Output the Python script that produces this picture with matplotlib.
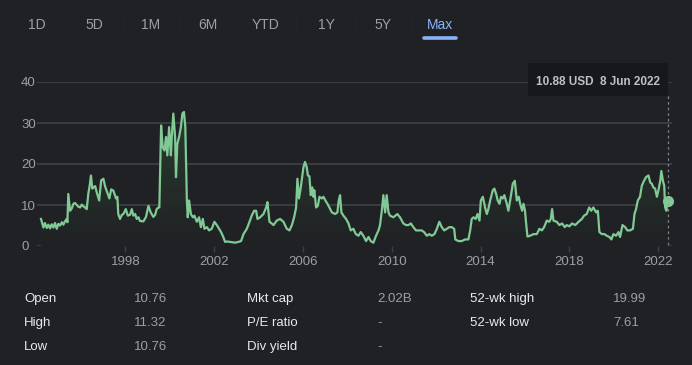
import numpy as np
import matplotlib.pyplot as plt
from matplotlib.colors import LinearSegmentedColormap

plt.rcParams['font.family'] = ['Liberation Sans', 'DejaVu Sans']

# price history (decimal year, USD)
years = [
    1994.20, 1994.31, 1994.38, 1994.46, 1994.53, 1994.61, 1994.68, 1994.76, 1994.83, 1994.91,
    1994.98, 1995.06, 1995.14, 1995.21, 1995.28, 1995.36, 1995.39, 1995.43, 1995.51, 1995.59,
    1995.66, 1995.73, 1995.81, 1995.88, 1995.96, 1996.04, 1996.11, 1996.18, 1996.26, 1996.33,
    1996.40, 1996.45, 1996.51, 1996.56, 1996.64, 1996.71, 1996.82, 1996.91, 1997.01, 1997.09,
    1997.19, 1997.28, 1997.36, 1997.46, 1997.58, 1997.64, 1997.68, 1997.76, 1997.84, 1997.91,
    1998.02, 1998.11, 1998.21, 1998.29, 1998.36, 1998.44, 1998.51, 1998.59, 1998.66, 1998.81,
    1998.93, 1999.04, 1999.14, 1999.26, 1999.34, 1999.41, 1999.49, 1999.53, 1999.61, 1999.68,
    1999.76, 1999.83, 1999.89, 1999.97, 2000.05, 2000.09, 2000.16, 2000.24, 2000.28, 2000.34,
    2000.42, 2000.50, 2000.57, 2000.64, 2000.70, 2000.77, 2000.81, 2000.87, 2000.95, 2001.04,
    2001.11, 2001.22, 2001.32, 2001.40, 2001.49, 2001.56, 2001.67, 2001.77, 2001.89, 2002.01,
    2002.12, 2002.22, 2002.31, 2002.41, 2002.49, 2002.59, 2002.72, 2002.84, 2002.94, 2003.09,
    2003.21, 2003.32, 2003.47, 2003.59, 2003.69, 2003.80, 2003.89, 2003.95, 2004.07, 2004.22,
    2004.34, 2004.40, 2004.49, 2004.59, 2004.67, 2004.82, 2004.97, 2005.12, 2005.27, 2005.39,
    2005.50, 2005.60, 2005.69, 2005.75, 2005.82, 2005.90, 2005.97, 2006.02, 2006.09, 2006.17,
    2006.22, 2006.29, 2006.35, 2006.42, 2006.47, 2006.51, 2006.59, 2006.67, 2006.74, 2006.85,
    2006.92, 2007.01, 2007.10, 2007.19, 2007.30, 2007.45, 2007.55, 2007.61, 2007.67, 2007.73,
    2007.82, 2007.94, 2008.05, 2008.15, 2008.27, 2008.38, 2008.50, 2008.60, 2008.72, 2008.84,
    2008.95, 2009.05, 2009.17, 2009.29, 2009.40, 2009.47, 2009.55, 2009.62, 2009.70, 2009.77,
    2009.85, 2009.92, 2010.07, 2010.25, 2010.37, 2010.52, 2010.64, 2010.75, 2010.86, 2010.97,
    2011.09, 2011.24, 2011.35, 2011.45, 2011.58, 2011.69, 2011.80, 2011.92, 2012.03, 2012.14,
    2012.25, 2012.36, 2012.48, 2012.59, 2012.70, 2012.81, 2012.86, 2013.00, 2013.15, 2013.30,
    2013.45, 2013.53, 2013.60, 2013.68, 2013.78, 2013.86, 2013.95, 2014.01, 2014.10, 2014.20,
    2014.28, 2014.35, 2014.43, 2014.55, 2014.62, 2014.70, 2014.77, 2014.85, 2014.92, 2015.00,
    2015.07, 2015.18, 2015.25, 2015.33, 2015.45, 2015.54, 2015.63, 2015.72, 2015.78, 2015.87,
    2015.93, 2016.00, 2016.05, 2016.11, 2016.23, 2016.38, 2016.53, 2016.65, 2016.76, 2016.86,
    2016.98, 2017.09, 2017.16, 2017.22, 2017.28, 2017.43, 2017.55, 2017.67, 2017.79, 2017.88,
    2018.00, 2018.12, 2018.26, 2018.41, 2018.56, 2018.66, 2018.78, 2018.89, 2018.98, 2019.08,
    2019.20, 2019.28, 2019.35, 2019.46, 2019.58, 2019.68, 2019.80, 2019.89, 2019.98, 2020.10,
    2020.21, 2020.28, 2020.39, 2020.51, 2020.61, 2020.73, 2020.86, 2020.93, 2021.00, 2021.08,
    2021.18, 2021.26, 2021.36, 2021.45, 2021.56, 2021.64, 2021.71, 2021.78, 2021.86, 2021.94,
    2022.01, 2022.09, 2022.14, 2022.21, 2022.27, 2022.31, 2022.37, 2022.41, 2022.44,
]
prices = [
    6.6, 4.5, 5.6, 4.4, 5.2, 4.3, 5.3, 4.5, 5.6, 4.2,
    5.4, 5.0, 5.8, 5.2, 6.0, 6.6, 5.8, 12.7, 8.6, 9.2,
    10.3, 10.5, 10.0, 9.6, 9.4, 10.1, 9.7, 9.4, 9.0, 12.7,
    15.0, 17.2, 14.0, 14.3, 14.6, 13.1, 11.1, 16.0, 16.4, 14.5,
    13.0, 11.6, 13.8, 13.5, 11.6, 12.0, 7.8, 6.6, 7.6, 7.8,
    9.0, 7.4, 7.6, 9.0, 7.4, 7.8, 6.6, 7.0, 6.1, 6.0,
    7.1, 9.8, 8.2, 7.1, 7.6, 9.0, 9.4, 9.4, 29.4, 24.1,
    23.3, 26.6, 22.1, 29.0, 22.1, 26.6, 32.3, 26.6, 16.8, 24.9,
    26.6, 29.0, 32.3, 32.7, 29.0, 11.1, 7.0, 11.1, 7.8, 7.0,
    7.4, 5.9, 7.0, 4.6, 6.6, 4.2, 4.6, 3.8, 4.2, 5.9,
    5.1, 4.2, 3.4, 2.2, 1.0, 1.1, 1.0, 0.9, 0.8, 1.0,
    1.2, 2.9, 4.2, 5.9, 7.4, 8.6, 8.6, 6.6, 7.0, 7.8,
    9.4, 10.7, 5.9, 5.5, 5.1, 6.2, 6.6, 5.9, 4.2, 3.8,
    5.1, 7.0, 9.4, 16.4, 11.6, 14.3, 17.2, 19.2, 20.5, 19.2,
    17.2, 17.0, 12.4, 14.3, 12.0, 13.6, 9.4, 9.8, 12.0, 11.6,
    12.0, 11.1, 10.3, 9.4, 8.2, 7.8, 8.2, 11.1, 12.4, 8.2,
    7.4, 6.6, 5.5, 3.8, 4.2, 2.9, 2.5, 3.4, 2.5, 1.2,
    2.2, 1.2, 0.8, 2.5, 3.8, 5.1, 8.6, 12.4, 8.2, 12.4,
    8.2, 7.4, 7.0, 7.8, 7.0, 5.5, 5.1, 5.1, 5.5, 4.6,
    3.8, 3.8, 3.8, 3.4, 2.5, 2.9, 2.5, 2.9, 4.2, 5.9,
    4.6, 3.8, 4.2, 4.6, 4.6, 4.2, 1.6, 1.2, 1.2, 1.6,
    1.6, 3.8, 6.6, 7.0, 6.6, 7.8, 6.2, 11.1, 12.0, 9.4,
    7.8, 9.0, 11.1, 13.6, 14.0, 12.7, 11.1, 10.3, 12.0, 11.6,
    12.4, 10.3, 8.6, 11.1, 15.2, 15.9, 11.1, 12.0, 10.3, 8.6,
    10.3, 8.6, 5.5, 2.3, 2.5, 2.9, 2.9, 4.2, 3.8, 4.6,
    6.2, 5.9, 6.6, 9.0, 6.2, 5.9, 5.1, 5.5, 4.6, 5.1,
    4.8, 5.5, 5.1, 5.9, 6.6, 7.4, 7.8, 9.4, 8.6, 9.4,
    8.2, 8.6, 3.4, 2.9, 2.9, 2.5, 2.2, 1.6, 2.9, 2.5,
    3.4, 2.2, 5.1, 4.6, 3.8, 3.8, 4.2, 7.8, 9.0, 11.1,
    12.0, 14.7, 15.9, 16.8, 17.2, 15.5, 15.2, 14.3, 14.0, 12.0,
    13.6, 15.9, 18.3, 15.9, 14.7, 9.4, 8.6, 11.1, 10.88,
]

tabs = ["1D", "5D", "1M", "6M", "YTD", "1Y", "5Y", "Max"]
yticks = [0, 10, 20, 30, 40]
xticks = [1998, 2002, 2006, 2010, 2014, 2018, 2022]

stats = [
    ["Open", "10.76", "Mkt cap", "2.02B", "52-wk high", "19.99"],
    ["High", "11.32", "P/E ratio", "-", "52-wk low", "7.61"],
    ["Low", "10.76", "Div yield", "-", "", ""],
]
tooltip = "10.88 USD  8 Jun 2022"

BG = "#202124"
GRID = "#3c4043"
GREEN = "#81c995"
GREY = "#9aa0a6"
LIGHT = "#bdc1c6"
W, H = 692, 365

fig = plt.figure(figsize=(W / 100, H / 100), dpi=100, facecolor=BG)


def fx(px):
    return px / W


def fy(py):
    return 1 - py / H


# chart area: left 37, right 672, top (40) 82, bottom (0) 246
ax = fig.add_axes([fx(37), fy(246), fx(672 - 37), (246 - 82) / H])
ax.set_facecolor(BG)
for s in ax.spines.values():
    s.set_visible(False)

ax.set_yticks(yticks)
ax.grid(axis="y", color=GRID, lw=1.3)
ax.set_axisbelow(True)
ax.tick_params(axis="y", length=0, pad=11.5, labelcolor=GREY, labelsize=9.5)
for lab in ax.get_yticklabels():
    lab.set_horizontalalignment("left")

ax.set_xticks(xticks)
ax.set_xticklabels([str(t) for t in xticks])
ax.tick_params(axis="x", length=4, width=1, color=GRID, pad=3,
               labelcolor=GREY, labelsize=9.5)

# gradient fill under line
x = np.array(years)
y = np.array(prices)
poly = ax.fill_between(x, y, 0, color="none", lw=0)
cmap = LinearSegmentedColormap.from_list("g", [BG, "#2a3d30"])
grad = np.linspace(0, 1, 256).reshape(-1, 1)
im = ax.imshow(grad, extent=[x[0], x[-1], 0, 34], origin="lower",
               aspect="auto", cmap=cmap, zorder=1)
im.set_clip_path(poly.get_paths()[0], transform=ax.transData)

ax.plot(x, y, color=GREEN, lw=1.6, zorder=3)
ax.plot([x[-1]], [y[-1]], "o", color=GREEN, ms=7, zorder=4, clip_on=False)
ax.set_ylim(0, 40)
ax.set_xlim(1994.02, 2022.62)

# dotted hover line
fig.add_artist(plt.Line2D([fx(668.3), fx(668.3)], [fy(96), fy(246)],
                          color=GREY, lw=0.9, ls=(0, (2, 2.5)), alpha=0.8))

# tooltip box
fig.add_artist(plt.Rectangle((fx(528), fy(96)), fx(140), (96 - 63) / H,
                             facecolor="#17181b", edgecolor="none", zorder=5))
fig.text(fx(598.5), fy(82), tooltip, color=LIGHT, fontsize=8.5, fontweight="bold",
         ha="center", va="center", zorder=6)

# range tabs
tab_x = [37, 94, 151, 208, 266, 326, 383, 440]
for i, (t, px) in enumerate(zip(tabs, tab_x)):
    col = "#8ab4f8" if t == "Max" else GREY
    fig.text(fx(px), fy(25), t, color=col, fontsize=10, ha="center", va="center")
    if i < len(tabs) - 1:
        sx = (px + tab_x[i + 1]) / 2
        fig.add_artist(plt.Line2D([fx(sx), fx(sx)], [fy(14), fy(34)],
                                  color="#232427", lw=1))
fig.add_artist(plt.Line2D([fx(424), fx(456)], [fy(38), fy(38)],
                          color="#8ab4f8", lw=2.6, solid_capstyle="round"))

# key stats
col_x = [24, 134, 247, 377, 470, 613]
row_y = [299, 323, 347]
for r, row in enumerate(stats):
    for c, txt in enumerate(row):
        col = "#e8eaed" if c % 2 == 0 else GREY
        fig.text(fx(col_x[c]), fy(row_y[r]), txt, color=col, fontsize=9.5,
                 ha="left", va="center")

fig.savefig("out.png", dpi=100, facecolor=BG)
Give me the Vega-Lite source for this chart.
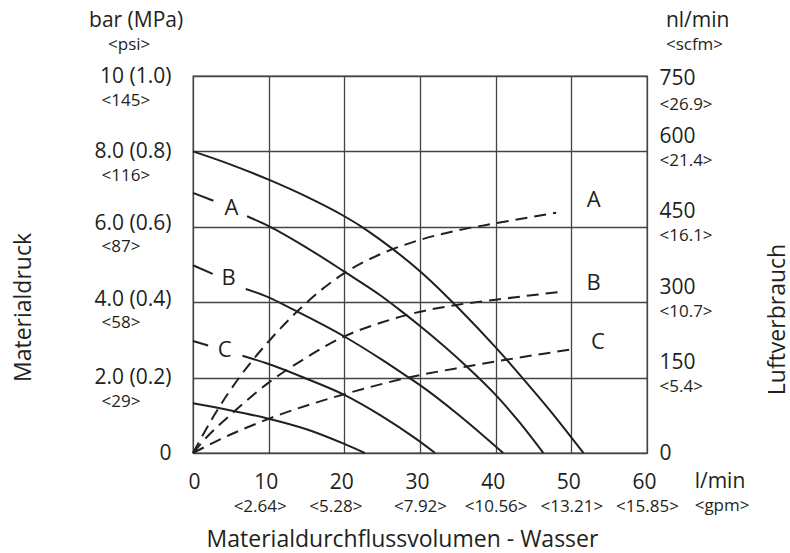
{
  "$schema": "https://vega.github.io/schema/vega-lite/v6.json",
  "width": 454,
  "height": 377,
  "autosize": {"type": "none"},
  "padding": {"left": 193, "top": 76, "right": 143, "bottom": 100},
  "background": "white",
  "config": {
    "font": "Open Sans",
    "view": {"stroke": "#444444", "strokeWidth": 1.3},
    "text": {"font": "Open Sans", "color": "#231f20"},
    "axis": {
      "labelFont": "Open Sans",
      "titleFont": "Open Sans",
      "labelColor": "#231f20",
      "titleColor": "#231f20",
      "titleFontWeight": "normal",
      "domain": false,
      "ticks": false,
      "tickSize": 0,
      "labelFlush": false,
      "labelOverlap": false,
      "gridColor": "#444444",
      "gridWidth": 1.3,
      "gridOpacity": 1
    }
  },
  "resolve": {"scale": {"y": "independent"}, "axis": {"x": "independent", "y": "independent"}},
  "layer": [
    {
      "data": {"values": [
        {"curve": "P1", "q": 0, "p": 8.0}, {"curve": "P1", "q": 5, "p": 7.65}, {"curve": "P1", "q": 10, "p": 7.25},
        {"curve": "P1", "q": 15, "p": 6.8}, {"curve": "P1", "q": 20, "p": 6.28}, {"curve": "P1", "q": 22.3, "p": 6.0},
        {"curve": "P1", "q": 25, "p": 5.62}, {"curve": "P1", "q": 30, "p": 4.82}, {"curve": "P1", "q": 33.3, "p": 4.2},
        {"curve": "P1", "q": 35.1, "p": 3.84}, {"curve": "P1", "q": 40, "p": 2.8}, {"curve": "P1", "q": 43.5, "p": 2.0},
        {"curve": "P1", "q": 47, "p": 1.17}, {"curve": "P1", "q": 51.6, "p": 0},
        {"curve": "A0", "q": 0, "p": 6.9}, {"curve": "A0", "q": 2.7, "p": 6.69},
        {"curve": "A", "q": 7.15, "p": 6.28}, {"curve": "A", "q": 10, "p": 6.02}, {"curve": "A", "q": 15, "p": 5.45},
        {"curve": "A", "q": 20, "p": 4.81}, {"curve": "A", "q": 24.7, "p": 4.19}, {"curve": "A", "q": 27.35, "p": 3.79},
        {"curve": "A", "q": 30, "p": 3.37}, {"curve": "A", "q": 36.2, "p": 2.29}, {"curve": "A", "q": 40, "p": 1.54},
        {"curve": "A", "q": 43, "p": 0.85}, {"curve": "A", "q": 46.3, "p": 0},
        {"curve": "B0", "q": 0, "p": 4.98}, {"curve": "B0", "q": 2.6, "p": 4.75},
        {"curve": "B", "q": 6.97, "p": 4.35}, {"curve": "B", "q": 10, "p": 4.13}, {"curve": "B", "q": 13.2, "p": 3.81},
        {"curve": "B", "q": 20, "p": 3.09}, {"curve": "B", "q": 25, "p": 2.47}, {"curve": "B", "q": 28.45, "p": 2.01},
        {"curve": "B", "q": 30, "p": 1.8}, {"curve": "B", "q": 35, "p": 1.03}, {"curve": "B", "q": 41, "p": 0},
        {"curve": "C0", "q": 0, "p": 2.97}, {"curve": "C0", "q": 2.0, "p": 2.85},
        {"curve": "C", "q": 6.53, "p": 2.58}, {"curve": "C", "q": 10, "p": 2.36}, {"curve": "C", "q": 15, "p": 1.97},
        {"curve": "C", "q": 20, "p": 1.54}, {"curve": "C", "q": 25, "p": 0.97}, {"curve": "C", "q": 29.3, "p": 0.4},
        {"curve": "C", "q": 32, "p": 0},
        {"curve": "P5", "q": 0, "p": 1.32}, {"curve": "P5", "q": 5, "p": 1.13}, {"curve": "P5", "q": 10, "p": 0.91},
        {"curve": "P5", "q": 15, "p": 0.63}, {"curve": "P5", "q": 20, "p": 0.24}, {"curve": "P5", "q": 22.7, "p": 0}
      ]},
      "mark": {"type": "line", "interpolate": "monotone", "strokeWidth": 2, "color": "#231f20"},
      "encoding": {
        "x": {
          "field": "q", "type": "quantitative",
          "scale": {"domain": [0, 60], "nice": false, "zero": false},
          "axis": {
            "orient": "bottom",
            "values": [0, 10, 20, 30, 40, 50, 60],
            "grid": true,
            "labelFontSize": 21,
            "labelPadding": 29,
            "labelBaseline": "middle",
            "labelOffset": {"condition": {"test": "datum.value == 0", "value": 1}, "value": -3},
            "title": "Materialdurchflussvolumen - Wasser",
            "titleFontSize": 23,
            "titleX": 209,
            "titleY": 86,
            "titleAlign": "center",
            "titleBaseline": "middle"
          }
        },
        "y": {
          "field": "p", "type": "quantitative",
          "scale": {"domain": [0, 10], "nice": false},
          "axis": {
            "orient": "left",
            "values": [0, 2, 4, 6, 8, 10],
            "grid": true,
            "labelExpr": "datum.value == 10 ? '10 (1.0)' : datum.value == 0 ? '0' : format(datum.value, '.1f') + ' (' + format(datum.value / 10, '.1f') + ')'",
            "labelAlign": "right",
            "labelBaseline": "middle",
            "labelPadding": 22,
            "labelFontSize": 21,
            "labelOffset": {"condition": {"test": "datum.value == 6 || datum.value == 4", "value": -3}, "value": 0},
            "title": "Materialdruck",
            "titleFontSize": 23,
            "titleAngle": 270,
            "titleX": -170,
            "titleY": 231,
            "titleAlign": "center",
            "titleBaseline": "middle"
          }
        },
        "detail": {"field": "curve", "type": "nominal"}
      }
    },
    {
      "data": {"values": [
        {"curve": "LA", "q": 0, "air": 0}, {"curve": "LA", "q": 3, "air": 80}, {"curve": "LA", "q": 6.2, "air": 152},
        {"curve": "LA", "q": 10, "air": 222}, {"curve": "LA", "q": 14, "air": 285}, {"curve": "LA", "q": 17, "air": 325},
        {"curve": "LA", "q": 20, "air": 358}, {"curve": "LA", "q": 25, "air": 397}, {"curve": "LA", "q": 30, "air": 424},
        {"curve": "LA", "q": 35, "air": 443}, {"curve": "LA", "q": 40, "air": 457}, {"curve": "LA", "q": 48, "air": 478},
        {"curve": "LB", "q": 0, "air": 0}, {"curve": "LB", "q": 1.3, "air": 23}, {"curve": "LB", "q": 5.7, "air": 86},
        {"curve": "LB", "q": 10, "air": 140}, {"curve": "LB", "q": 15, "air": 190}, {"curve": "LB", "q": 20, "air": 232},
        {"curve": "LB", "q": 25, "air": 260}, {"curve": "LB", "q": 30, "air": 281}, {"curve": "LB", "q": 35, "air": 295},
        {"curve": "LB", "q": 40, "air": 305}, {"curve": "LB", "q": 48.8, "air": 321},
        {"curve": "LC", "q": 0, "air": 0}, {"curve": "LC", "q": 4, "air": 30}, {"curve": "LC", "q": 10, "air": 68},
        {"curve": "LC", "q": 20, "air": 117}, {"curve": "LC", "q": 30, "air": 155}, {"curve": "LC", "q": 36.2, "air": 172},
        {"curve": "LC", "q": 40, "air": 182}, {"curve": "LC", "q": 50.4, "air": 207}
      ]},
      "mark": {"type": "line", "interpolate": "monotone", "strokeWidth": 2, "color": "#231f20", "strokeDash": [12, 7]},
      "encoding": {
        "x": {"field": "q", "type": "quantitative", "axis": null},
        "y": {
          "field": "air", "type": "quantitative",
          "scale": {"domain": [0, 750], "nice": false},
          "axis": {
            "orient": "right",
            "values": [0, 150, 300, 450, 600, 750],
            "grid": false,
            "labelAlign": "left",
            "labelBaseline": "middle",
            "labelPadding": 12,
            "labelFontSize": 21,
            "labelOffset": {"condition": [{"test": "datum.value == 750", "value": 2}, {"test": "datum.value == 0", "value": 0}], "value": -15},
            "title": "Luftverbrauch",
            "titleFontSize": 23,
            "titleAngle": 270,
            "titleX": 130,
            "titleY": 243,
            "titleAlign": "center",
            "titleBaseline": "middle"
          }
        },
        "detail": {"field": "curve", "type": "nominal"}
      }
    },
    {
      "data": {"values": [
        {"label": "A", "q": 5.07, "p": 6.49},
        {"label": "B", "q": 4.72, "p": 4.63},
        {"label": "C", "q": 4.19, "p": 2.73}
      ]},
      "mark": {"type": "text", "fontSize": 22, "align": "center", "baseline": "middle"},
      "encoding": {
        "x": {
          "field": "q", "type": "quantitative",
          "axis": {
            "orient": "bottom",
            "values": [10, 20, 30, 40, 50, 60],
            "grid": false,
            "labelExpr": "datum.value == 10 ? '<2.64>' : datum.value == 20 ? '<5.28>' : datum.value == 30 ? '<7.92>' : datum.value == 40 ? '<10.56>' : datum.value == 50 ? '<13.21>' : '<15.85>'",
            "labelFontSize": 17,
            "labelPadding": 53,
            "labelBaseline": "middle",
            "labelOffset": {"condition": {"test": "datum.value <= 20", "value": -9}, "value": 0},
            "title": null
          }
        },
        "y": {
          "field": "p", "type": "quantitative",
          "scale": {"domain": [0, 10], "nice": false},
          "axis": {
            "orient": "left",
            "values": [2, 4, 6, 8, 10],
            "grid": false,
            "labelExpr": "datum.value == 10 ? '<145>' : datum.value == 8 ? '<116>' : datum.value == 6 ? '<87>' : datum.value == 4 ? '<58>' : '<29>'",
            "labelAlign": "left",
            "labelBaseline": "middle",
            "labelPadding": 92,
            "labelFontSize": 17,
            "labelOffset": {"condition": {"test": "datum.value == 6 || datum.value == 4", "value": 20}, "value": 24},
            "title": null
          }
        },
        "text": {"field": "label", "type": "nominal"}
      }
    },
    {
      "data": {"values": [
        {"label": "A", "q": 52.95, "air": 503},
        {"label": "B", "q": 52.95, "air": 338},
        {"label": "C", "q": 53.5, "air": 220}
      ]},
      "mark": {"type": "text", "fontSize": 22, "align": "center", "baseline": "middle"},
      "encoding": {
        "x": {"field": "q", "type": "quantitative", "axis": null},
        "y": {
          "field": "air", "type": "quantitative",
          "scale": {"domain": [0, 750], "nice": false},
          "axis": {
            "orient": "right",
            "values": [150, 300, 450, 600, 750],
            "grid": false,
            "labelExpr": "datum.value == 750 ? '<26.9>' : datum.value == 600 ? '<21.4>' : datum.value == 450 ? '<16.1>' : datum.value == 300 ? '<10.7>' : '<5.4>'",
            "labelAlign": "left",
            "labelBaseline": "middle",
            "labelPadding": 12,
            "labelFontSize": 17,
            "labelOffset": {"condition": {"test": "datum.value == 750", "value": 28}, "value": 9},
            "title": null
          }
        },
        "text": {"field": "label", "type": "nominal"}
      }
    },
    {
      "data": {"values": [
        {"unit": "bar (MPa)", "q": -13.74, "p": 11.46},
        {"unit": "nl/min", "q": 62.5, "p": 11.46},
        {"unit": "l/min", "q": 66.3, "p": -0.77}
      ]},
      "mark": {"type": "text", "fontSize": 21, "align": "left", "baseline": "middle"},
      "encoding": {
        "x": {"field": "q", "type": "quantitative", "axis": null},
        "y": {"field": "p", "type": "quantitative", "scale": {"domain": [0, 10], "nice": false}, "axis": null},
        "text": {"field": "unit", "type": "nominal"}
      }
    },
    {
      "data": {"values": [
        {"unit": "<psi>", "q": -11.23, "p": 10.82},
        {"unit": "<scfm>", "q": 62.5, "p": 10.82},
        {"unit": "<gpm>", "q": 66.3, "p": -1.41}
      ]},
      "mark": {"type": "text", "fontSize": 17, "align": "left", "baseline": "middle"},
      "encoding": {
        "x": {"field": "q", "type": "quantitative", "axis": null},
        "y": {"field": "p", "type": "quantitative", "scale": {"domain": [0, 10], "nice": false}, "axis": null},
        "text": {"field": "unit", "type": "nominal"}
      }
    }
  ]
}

::::::

Work to do:
Exactly as they appear, print the lines of the listing above from its first line through the line that contains "plt.rcParams['font.family'] = ['Liberation", minus the pictures.

Task answer:
Output the Python script that produces this picture with matplotlib.
import numpy as np
import matplotlib.pyplot as plt
from matplotlib.colors import LinearSegmentedColormap

plt.rcParams['font.family'] = ['Liberation Sans', 'DejaVu Sans']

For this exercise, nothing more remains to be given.